▸ Directions for this task
All of the material below is to be returned exactly.

——————

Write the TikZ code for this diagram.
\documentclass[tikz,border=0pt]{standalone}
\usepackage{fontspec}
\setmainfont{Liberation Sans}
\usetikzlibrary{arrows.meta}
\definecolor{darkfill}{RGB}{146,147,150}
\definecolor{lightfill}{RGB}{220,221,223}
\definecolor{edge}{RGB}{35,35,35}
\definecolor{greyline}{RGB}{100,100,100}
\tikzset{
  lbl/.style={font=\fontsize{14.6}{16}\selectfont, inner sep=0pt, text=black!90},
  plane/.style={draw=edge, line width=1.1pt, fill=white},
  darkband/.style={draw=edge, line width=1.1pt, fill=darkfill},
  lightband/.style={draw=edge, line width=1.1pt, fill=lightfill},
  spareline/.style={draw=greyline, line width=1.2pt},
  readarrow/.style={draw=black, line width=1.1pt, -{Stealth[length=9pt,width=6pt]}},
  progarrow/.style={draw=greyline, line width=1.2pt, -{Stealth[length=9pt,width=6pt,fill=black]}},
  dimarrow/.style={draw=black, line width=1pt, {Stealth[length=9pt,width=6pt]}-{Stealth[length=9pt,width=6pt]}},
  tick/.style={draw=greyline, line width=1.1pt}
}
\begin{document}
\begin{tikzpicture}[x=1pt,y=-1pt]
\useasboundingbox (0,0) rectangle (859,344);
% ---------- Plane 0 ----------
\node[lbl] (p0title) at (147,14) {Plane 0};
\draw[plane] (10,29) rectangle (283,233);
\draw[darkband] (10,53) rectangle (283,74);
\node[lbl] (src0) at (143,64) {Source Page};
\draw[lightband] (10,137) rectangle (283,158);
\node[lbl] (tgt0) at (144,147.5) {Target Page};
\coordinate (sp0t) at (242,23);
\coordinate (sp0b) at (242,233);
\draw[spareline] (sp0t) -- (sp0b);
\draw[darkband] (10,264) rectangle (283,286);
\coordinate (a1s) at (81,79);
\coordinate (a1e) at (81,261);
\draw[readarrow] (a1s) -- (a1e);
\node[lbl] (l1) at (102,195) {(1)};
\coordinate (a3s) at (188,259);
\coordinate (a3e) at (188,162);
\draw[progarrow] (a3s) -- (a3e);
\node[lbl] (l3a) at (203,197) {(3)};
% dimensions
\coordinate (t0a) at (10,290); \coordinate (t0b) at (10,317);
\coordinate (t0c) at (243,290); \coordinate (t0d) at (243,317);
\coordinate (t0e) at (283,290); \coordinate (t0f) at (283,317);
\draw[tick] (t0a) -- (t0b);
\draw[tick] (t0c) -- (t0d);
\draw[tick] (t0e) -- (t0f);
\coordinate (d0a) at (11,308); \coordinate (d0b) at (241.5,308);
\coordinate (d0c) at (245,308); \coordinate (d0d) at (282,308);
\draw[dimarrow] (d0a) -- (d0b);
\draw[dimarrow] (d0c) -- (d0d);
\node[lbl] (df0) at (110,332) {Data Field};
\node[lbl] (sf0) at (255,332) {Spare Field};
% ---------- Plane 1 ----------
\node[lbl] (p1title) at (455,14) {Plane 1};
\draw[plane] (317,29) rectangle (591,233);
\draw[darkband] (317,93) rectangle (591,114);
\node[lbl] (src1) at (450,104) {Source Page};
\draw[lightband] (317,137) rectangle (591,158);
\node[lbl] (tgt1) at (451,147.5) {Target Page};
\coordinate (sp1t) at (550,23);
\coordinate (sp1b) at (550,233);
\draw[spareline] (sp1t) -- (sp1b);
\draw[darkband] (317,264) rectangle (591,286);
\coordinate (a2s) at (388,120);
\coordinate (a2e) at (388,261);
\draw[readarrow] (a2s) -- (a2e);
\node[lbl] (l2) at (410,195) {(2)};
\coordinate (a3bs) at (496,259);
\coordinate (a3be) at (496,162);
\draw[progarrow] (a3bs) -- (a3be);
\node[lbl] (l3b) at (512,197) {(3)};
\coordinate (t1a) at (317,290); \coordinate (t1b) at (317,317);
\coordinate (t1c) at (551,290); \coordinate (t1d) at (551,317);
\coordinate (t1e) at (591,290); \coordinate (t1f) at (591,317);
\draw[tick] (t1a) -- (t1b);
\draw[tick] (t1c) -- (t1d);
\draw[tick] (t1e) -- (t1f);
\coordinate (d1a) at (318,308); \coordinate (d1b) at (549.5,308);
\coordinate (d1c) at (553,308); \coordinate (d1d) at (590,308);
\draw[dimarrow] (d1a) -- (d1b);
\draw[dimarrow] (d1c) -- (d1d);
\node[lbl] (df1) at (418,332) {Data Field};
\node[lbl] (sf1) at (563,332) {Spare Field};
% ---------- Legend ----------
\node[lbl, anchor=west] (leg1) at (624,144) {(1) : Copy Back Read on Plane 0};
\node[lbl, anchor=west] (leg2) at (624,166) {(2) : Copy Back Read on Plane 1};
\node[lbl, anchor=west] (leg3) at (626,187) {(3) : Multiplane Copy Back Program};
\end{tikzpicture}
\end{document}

——————

▸ Task output
Write the TikZ code for this diagram.
\documentclass[tikz,border=0pt]{standalone}
\usepackage{fontspec}
\setmainfont{Liberation Sans}
\usetikzlibrary{arrows.meta}
\definecolor{darkfill}{RGB}{146,147,150}
\definecolor{lightfill}{RGB}{220,221,223}
\definecolor{edge}{RGB}{35,35,35}
\definecolor{greyline}{RGB}{100,100,100}
\tikzset{
  lbl/.style={font=\fontsize{14.6}{16}\selectfont, inner sep=0pt, text=black!90},
  plane/.style={draw=edge, line width=1.1pt, fill=white},
  darkband/.style={draw=edge, line width=1.1pt, fill=darkfill},
  lightband/.style={draw=edge, line width=1.1pt, fill=lightfill},
  spareline/.style={draw=greyline, line width=1.2pt},
  readarrow/.style={draw=black, line width=1.1pt, -{Stealth[length=9pt,width=6pt]}},
  progarrow/.style={draw=greyline, line width=1.2pt, -{Stealth[length=9pt,width=6pt,fill=black]}},
  dimarrow/.style={draw=black, line width=1pt, {Stealth[length=9pt,width=6pt]}-{Stealth[length=9pt,width=6pt]}},
  tick/.style={draw=greyline, line width=1.1pt}
}
\begin{document}
\begin{tikzpicture}[x=1pt,y=-1pt]
\useasboundingbox (0,0) rectangle (859,344);
% ---------- Plane 0 ----------
\node[lbl] (p0title) at (147,14) {Plane 0};
\draw[plane] (10,29) rectangle (283,233);
\draw[darkband] (10,53) rectangle (283,74);
\node[lbl] (src0) at (143,64) {Source Page};
\draw[lightband] (10,137) rectangle (283,158);
\node[lbl] (tgt0) at (144,147.5) {Target Page};
\coordinate (sp0t) at (242,23);
\coordinate (sp0b) at (242,233);
\draw[spareline] (sp0t) -- (sp0b);
\draw[darkband] (10,264) rectangle (283,286);
\coordinate (a1s) at (81,79);
\coordinate (a1e) at (81,261);
\draw[readarrow] (a1s) -- (a1e);
\node[lbl] (l1) at (102,195) {(1)};
\coordinate (a3s) at (188,259);
\coordinate (a3e) at (188,162);
\draw[progarrow] (a3s) -- (a3e);
\node[lbl] (l3a) at (203,197) {(3)};
% dimensions
\coordinate (t0a) at (10,290); \coordinate (t0b) at (10,317);
\coordinate (t0c) at (243,290); \coordinate (t0d) at (243,317);
\coordinate (t0e) at (283,290); \coordinate (t0f) at (283,317);
\draw[tick] (t0a) -- (t0b);
\draw[tick] (t0c) -- (t0d);
\draw[tick] (t0e) -- (t0f);
\coordinate (d0a) at (11,308); \coordinate (d0b) at (241.5,308);
\coordinate (d0c) at (245,308); \coordinate (d0d) at (282,308);
\draw[dimarrow] (d0a) -- (d0b);
\draw[dimarrow] (d0c) -- (d0d);
\node[lbl] (df0) at (110,332) {Data Field};
\node[lbl] (sf0) at (255,332) {Spare Field};
% ---------- Plane 1 ----------
\node[lbl] (p1title) at (455,14) {Plane 1};
\draw[plane] (317,29) rectangle (591,233);
\draw[darkband] (317,93) rectangle (591,114);
\node[lbl] (src1) at (450,104) {Source Page};
\draw[lightband] (317,137) rectangle (591,158);
\node[lbl] (tgt1) at (451,147.5) {Target Page};
\coordinate (sp1t) at (550,23);
\coordinate (sp1b) at (550,233);
\draw[spareline] (sp1t) -- (sp1b);
\draw[darkband] (317,264) rectangle (591,286);
\coordinate (a2s) at (388,120);
\coordinate (a2e) at (388,261);
\draw[readarrow] (a2s) -- (a2e);
\node[lbl] (l2) at (410,195) {(2)};
\coordinate (a3bs) at (496,259);
\coordinate (a3be) at (496,162);
\draw[progarrow] (a3bs) -- (a3be);
\node[lbl] (l3b) at (512,197) {(3)};
\coordinate (t1a) at (317,290); \coordinate (t1b) at (317,317);
\coordinate (t1c) at (551,290); \coordinate (t1d) at (551,317);
\coordinate (t1e) at (591,290); \coordinate (t1f) at (591,317);
\draw[tick] (t1a) -- (t1b);
\draw[tick] (t1c) -- (t1d);
\draw[tick] (t1e) -- (t1f);
\coordinate (d1a) at (318,308); \coordinate (d1b) at (549.5,308);
\coordinate (d1c) at (553,308); \coordinate (d1d) at (590,308);
\draw[dimarrow] (d1a) -- (d1b);
\draw[dimarrow] (d1c) -- (d1d);
\node[lbl] (df1) at (418,332) {Data Field};
\node[lbl] (sf1) at (563,332) {Spare Field};
% ---------- Legend ----------
\node[lbl, anchor=west] (leg1) at (624,144) {(1) : Copy Back Read on Plane 0};
\node[lbl, anchor=west] (leg2) at (624,166) {(2) : Copy Back Read on Plane 1};
\node[lbl, anchor=west] (leg3) at (626,187) {(3) : Multiplane Copy Back Program};
\end{tikzpicture}
\end{document}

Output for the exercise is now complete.